I'm not saying someone can (or should) suddenly become an optimist. I'm just saying that looking at the rest of your life as a ticking clock in reverse seems pessimistic. Instead of "this is how much time I have left!", it's T-minus whatever amount of years. Plus, you know, life is so arbitrary. You might die tomorrow. You might be able to upload your brain and live forever in digital form. That uncertainty makes worrying about it seem like a waste of time.

Posted by 
 on: 06/01/10, 00:17
But is your life half-lived or half-died?

Posted by 
 on: 06/01/10, 00:50
@anandxxx Nature maybe, but what about circumstances? I'm not really sure what is the root of all of my health issues, but they have been pretty difficult and ongoing for years without really much of any let-up. I often wonder if much of anyone would be all that optimistic if their bodies actually felt the way mine does day to day.

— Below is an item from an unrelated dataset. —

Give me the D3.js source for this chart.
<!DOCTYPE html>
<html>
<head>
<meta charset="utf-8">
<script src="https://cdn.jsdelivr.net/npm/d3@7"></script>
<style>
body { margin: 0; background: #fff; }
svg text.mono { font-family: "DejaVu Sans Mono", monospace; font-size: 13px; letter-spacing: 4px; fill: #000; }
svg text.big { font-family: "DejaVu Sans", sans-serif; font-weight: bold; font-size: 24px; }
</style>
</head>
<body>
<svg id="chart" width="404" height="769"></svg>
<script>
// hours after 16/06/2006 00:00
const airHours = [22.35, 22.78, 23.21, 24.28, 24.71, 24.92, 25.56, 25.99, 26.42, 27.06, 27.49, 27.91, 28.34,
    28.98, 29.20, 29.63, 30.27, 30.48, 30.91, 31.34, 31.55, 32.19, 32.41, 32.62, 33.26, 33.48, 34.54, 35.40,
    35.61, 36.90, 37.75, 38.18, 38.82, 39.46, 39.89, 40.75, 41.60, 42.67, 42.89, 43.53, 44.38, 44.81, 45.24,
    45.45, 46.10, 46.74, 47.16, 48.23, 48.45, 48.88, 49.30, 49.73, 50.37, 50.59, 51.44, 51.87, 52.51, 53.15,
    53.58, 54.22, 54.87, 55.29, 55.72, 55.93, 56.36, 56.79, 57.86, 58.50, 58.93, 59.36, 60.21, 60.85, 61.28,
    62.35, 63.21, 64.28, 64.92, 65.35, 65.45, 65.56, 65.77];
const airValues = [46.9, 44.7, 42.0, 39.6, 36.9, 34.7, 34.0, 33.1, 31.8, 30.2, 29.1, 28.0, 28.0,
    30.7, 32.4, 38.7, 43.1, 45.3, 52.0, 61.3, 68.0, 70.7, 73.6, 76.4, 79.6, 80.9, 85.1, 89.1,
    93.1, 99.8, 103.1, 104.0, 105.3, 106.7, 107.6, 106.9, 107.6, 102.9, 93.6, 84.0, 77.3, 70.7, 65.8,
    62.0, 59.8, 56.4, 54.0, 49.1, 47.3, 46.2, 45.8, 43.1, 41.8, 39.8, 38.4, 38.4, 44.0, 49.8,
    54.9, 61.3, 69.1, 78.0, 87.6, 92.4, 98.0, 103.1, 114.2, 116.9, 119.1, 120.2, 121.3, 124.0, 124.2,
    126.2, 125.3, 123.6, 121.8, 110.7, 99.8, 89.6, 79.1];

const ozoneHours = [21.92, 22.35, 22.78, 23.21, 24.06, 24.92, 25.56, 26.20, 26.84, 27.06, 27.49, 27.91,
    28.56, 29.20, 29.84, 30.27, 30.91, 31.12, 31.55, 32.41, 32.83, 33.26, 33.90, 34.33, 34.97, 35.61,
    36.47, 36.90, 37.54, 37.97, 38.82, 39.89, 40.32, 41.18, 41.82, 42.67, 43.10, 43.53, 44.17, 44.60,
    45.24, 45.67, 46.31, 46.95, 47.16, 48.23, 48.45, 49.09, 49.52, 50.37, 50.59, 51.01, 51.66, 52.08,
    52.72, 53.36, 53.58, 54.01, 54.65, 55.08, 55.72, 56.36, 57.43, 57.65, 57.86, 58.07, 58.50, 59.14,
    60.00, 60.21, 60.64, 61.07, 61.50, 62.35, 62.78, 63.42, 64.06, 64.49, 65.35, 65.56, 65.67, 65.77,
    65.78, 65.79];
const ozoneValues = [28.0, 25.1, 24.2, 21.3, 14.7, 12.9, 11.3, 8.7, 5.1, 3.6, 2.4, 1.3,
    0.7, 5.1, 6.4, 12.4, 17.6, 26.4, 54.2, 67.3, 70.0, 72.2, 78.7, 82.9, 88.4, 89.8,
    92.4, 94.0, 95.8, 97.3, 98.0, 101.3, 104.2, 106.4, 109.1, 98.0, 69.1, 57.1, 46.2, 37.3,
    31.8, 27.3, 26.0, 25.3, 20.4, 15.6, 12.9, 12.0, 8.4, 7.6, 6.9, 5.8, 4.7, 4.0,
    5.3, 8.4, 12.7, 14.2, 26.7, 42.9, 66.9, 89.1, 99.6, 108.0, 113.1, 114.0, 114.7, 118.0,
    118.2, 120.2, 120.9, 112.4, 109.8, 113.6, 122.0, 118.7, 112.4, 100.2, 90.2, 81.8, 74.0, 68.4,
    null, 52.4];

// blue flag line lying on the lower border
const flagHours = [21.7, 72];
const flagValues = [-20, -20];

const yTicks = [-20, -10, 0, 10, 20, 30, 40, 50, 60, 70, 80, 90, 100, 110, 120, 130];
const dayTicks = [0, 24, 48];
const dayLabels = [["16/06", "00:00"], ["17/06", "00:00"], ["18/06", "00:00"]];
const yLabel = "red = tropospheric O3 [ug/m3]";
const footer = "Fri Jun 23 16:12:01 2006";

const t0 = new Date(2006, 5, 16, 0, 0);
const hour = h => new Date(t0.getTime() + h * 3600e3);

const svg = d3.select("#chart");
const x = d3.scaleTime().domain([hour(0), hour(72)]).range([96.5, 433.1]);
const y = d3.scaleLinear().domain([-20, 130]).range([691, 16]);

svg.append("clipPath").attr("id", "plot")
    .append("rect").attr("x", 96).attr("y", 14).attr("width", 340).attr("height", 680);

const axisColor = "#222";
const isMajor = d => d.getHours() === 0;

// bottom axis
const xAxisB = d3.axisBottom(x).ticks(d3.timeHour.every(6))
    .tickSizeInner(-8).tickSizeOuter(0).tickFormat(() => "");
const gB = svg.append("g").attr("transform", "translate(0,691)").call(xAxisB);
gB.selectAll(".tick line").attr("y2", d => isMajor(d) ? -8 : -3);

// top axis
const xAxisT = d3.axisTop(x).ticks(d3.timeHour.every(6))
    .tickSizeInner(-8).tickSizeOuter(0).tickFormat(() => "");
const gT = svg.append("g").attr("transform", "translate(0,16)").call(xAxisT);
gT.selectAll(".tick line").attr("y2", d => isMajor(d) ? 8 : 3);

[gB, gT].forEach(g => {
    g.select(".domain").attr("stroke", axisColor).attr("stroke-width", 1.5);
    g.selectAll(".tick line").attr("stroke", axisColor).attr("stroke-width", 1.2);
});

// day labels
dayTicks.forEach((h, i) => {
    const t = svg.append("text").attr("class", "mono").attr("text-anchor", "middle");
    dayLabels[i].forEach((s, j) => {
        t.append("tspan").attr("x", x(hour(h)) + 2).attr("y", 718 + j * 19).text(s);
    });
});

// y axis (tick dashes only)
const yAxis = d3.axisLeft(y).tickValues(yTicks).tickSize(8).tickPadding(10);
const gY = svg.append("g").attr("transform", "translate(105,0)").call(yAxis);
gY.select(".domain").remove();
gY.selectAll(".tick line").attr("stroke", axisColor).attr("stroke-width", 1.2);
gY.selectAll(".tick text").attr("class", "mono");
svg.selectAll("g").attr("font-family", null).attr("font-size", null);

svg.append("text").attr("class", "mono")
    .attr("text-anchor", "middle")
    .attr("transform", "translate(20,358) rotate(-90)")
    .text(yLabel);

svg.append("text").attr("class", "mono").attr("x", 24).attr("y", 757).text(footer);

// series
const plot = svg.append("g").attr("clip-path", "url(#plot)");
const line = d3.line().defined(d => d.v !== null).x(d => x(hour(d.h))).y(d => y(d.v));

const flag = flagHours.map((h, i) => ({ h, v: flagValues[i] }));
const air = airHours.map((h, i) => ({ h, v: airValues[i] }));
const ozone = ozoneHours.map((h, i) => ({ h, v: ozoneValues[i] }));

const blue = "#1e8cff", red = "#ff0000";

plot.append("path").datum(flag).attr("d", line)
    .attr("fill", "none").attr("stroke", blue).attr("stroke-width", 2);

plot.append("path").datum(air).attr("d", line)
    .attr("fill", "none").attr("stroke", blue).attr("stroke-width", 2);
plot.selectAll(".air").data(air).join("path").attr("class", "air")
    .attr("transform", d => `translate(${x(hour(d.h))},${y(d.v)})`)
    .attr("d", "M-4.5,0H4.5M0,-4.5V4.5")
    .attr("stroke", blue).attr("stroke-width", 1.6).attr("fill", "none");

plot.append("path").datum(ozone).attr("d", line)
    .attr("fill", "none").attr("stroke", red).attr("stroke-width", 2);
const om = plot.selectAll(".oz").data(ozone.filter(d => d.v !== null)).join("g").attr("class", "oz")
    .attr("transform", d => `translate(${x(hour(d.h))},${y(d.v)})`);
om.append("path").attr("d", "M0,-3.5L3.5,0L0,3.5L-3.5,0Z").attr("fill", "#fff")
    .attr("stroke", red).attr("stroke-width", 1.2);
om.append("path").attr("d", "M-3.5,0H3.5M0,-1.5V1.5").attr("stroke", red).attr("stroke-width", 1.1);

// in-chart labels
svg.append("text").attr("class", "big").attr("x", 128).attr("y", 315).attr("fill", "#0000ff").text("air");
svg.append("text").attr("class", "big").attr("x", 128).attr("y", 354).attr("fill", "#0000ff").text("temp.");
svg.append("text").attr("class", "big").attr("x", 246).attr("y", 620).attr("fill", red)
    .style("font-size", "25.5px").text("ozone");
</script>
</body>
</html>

But then, the mind and body go hand in hand a bit (not in some goofy spiritual way). Maybe if I had a brighter attitude towards everything I'd be in less physical pain? Tough to say, but like I said, I DID hold onto fairly positive feelings for a long, long time before they were kind of beaten out of me.

Posted by 
 on: 06/01/10, 01:40
@Zero

I've read that there are studies that show that people who are generally happy in life remain happy even after things like being paralyzed whereas people who are unhappy remain unhappy even after things like winning the lottery.

Posted by 
 on: 06/01/10, 01:46
Simbabbad said:
It doesn't matter. It'll eventually ends. And whether you think there's eternal life or void after that, it means that what came before it ultimately didn't matter. That's what is important and meaningful, the fact it's just for fun.
I think you misunderstood me, because that's pretty much my philosophy (and I wasn't satisfied with the way I explained what I was saying, anyway). I know that what will happen, will happen. I was just saying that your perspective can affect how you perceive it and deal with it. A glass half-empty/half-full thing. Like, if you think you're stronger than someone, you could think either "I'm stronger than him" or "He's weaker than me". It's essentially the same thing, but the choice you pick defines your character and attitude, you know? The way you think about the world.

And I definitely don't think that anyone can do anything, as long as they put their mind to it, but people who DON'T believe that usually won't achieve great things. Or achieve things beyond their means. Overachieve. And people who are overly pessimistic will usually underachieve. To be honest, I wish I were foolishly optimistic.

@Jargon
I love all that science of happiness stuff. It fascinates me.

@Zero
I don't really know what to say to that. I believe that people grow up with certain natural tendencies, but I'm sure that circumstances can change them. I'm just generalizing, because the only person who really knows what's going on with you is you. And I don't really understand your condition at all, since I have no personal experience with anything like that (beyond having near-constant neck pain). But there is a definite link between a positive or negative attitude and the body's overall health or immune system, or whatever. I'm not saying a positive attitude would cure you 100%. Just that it would probably have better effects than a negative one.

Posted by 
 on: 06/01/10, 03:02   Edited:  06/01/10, 03:10
anandxxx said:
because the only person who really knows what's going on with you is you.

I wish!

Yeah of course taking a positive attitude is better than taking a negative one. And I think like, despite feeling beaten down a lot, the fact that I'm working and in grad school and just continuing to do what I need to do is probably a positive. Still, I think longterm, attitudes are selfish beasts. If we take on a positive attitude, we want to see positive results, and if it goes years and years without much to point to and call a positive result, it's tough to hold onto completely.

By "positive result" I suppose I mean physically feeling well. The kind of thing you can't just make happen with hard work, etc.

Anyway, I think I tend to feel better when I'm away from computers. So it's tough to show the full picture, since I haven't found a way to type how I feel without being in front of a computer... yet.